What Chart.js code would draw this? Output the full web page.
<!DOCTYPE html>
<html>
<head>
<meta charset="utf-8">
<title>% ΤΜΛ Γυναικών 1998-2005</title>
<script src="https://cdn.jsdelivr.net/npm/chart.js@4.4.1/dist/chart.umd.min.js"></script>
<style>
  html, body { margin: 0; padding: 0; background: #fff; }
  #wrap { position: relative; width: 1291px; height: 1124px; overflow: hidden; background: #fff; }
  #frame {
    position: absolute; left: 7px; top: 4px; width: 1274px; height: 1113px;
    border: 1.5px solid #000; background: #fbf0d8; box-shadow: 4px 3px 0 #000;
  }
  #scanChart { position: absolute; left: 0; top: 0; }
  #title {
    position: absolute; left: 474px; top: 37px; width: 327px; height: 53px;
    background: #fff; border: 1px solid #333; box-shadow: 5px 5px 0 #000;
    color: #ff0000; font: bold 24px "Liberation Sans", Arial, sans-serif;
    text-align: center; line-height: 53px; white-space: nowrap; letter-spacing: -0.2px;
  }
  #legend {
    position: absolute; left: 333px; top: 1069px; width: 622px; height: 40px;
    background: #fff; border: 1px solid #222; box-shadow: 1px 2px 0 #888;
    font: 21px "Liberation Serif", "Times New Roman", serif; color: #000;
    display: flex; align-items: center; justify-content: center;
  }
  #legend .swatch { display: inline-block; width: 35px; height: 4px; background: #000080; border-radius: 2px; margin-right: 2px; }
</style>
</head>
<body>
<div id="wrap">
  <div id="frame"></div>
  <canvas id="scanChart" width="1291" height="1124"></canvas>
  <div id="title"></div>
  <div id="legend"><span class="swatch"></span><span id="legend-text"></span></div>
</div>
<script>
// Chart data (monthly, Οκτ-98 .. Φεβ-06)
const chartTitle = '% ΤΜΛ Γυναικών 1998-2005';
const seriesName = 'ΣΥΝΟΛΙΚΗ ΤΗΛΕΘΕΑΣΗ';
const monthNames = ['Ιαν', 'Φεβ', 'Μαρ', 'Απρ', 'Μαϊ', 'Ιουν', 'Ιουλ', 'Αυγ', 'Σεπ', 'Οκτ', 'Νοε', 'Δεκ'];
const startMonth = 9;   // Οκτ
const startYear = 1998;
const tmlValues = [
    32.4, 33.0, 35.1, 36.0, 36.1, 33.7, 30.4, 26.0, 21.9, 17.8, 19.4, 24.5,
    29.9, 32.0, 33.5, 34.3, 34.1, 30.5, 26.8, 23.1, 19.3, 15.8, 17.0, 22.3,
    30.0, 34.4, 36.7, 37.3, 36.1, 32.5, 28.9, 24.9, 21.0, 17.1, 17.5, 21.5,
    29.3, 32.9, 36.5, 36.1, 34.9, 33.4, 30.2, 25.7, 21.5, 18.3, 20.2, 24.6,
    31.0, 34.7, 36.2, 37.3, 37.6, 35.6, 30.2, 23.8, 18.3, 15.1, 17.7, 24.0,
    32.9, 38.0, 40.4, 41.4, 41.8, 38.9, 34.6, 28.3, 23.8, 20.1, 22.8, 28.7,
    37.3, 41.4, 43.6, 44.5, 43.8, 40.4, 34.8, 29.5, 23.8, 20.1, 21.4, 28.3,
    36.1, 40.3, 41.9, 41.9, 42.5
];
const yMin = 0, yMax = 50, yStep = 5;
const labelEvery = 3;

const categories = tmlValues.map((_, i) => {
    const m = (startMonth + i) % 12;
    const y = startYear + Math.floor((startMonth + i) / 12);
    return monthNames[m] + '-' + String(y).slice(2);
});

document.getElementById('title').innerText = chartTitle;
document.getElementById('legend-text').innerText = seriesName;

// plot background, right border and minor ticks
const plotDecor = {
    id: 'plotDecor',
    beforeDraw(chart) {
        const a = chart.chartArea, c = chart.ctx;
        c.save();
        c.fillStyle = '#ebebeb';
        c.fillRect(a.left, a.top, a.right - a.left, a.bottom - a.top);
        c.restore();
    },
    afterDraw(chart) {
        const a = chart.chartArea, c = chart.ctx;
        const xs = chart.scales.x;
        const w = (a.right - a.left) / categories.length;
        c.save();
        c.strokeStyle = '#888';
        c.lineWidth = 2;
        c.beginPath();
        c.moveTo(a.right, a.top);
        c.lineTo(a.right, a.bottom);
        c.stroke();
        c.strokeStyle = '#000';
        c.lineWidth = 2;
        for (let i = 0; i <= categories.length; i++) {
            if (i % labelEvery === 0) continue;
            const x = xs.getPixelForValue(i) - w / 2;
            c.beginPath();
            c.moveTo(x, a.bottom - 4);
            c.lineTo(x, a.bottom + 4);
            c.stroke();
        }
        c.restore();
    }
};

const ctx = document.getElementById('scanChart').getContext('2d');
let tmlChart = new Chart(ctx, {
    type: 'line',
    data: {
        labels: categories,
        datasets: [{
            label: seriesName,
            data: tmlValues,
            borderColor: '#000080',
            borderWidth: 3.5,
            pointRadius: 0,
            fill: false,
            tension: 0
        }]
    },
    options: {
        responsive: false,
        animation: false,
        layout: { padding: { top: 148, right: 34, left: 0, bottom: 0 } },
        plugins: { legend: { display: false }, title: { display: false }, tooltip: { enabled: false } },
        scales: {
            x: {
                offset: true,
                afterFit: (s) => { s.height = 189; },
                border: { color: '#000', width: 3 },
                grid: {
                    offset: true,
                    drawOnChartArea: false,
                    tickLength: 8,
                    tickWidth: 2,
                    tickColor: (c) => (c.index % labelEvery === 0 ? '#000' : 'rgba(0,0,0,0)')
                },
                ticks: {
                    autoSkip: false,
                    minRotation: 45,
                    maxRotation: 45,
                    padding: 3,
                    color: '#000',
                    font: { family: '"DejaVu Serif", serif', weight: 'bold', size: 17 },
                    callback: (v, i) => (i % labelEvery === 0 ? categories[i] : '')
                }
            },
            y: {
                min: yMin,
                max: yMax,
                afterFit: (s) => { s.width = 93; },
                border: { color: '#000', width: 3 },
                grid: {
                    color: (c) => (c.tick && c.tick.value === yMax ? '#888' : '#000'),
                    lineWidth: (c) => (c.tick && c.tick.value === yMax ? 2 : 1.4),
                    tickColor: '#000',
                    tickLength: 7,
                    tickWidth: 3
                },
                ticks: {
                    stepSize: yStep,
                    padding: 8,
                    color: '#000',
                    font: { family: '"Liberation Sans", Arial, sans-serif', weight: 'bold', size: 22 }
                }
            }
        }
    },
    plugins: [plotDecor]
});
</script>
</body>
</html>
□ □ □ □
Nothing should be changed: write out all of the data as is.

▶ **Task answer**
What Chart.js code would draw this? Output the full web page.
<!DOCTYPE html>
<html>
<head>
<meta charset="utf-8">
<title>% ΤΜΛ Γυναικών 1998-2005</title>
<script src="https://cdn.jsdelivr.net/npm/chart.js@4.4.1/dist/chart.umd.min.js"></script>
<style>
  html, body { margin: 0; padding: 0; background: #fff; }
  #wrap { position: relative; width: 1291px; height: 1124px; overflow: hidden; background: #fff; }
  #frame {
    position: absolute; left: 7px; top: 4px; width: 1274px; height: 1113px;
    border: 1.5px solid #000; background: #fbf0d8; box-shadow: 4px 3px 0 #000;
  }
  #scanChart { position: absolute; left: 0; top: 0; }
  #title {
    position: absolute; left: 474px; top: 37px; width: 327px; height: 53px;
    background: #fff; border: 1px solid #333; box-shadow: 5px 5px 0 #000;
    color: #ff0000; font: bold 24px "Liberation Sans", Arial, sans-serif;
    text-align: center; line-height: 53px; white-space: nowrap; letter-spacing: -0.2px;
  }
  #legend {
    position: absolute; left: 333px; top: 1069px; width: 622px; height: 40px;
    background: #fff; border: 1px solid #222; box-shadow: 1px 2px 0 #888;
    font: 21px "Liberation Serif", "Times New Roman", serif; color: #000;
    display: flex; align-items: center; justify-content: center;
  }
  #legend .swatch { display: inline-block; width: 35px; height: 4px; background: #000080; border-radius: 2px; margin-right: 2px; }
</style>
</head>
<body>
<div id="wrap">
  <div id="frame"></div>
  <canvas id="scanChart" width="1291" height="1124"></canvas>
  <div id="title"></div>
  <div id="legend"><span class="swatch"></span><span id="legend-text"></span></div>
</div>
<script>
// Chart data (monthly, Οκτ-98 .. Φεβ-06)
const chartTitle = '% ΤΜΛ Γυναικών 1998-2005';
const seriesName = 'ΣΥΝΟΛΙΚΗ ΤΗΛΕΘΕΑΣΗ';
const monthNames = ['Ιαν', 'Φεβ', 'Μαρ', 'Απρ', 'Μαϊ', 'Ιουν', 'Ιουλ', 'Αυγ', 'Σεπ', 'Οκτ', 'Νοε', 'Δεκ'];
const startMonth = 9;   // Οκτ
const startYear = 1998;
const tmlValues = [
    32.4, 33.0, 35.1, 36.0, 36.1, 33.7, 30.4, 26.0, 21.9, 17.8, 19.4, 24.5,
    29.9, 32.0, 33.5, 34.3, 34.1, 30.5, 26.8, 23.1, 19.3, 15.8, 17.0, 22.3,
    30.0, 34.4, 36.7, 37.3, 36.1, 32.5, 28.9, 24.9, 21.0, 17.1, 17.5, 21.5,
    29.3, 32.9, 36.5, 36.1, 34.9, 33.4, 30.2, 25.7, 21.5, 18.3, 20.2, 24.6,
    31.0, 34.7, 36.2, 37.3, 37.6, 35.6, 30.2, 23.8, 18.3, 15.1, 17.7, 24.0,
    32.9, 38.0, 40.4, 41.4, 41.8, 38.9, 34.6, 28.3, 23.8, 20.1, 22.8, 28.7,
    37.3, 41.4, 43.6, 44.5, 43.8, 40.4, 34.8, 29.5, 23.8, 20.1, 21.4, 28.3,
    36.1, 40.3, 41.9, 41.9, 42.5
];
const yMin = 0, yMax = 50, yStep = 5;
const labelEvery = 3;

const categories = tmlValues.map((_, i) => {
    const m = (startMonth + i) % 12;
    const y = startYear + Math.floor((startMonth + i) / 12);
    return monthNames[m] + '-' + String(y).slice(2);
});

document.getElementById('title').innerText = chartTitle;
document.getElementById('legend-text').innerText = seriesName;

// plot background, right border and minor ticks
const plotDecor = {
    id: 'plotDecor',
    beforeDraw(chart) {
        const a = chart.chartArea, c = chart.ctx;
        c.save();
        c.fillStyle = '#ebebeb';
        c.fillRect(a.left, a.top, a.right - a.left, a.bottom - a.top);
        c.restore();
    },
    afterDraw(chart) {
        const a = chart.chartArea, c = chart.ctx;
        const xs = chart.scales.x;
        const w = (a.right - a.left) / categories.length;
        c.save();
        c.strokeStyle = '#888';
        c.lineWidth = 2;
        c.beginPath();
        c.moveTo(a.right, a.top);
        c.lineTo(a.right, a.bottom);
        c.stroke();
        c.strokeStyle = '#000';
        c.lineWidth = 2;
        for (let i = 0; i <= categories.length; i++) {
            if (i % labelEvery === 0) continue;
            const x = xs.getPixelForValue(i) - w / 2;
            c.beginPath();
            c.moveTo(x, a.bottom - 4);
            c.lineTo(x, a.bottom + 4);
            c.stroke();
        }
        c.restore();
    }
};

const ctx = document.getElementById('scanChart').getContext('2d');
let tmlChart = new Chart(ctx, {
    type: 'line',
    data: {
        labels: categories,
        datasets: [{
            label: seriesName,
            data: tmlValues,
            borderColor: '#000080',
            borderWidth: 3.5,
            pointRadius: 0,
            fill: false,
            tension: 0
        }]
    },
    options: {
        responsive: false,
        animation: false,
        layout: { padding: { top: 148, right: 34, left: 0, bottom: 0 } },
        plugins: { legend: { display: false }, title: { display: false }, tooltip: { enabled: false } },
        scales: {
            x: {
                offset: true,
                afterFit: (s) => { s.height = 189; },
                border: { color: '#000', width: 3 },
                grid: {
                    offset: true,
                    drawOnChartArea: false,
                    tickLength: 8,
                    tickWidth: 2,
                    tickColor: (c) => (c.index % labelEvery === 0 ? '#000' : 'rgba(0,0,0,0)')
                },
                ticks: {
                    autoSkip: false,
                    minRotation: 45,
                    maxRotation: 45,
                    padding: 3,
                    color: '#000',
                    font: { family: '"DejaVu Serif", serif', weight: 'bold', size: 17 },
                    callback: (v, i) => (i % labelEvery === 0 ? categories[i] : '')
                }
            },
            y: {
                min: yMin,
                max: yMax,
                afterFit: (s) => { s.width = 93; },
                border: { color: '#000', width: 3 },
                grid: {
                    color: (c) => (c.tick && c.tick.value === yMax ? '#888' : '#000'),
                    lineWidth: (c) => (c.tick && c.tick.value === yMax ? 2 : 1.4),
                    tickColor: '#000',
                    tickLength: 7,
                    tickWidth: 3
                },
                ticks: {
                    stepSize: yStep,
                    padding: 8,
                    color: '#000',
                    font: { family: '"Liberation Sans", Arial, sans-serif', weight: 'bold', size: 22 }
                }
            }
        }
    },
    plugins: [plotDecor]
});
</script>
</body>
</html>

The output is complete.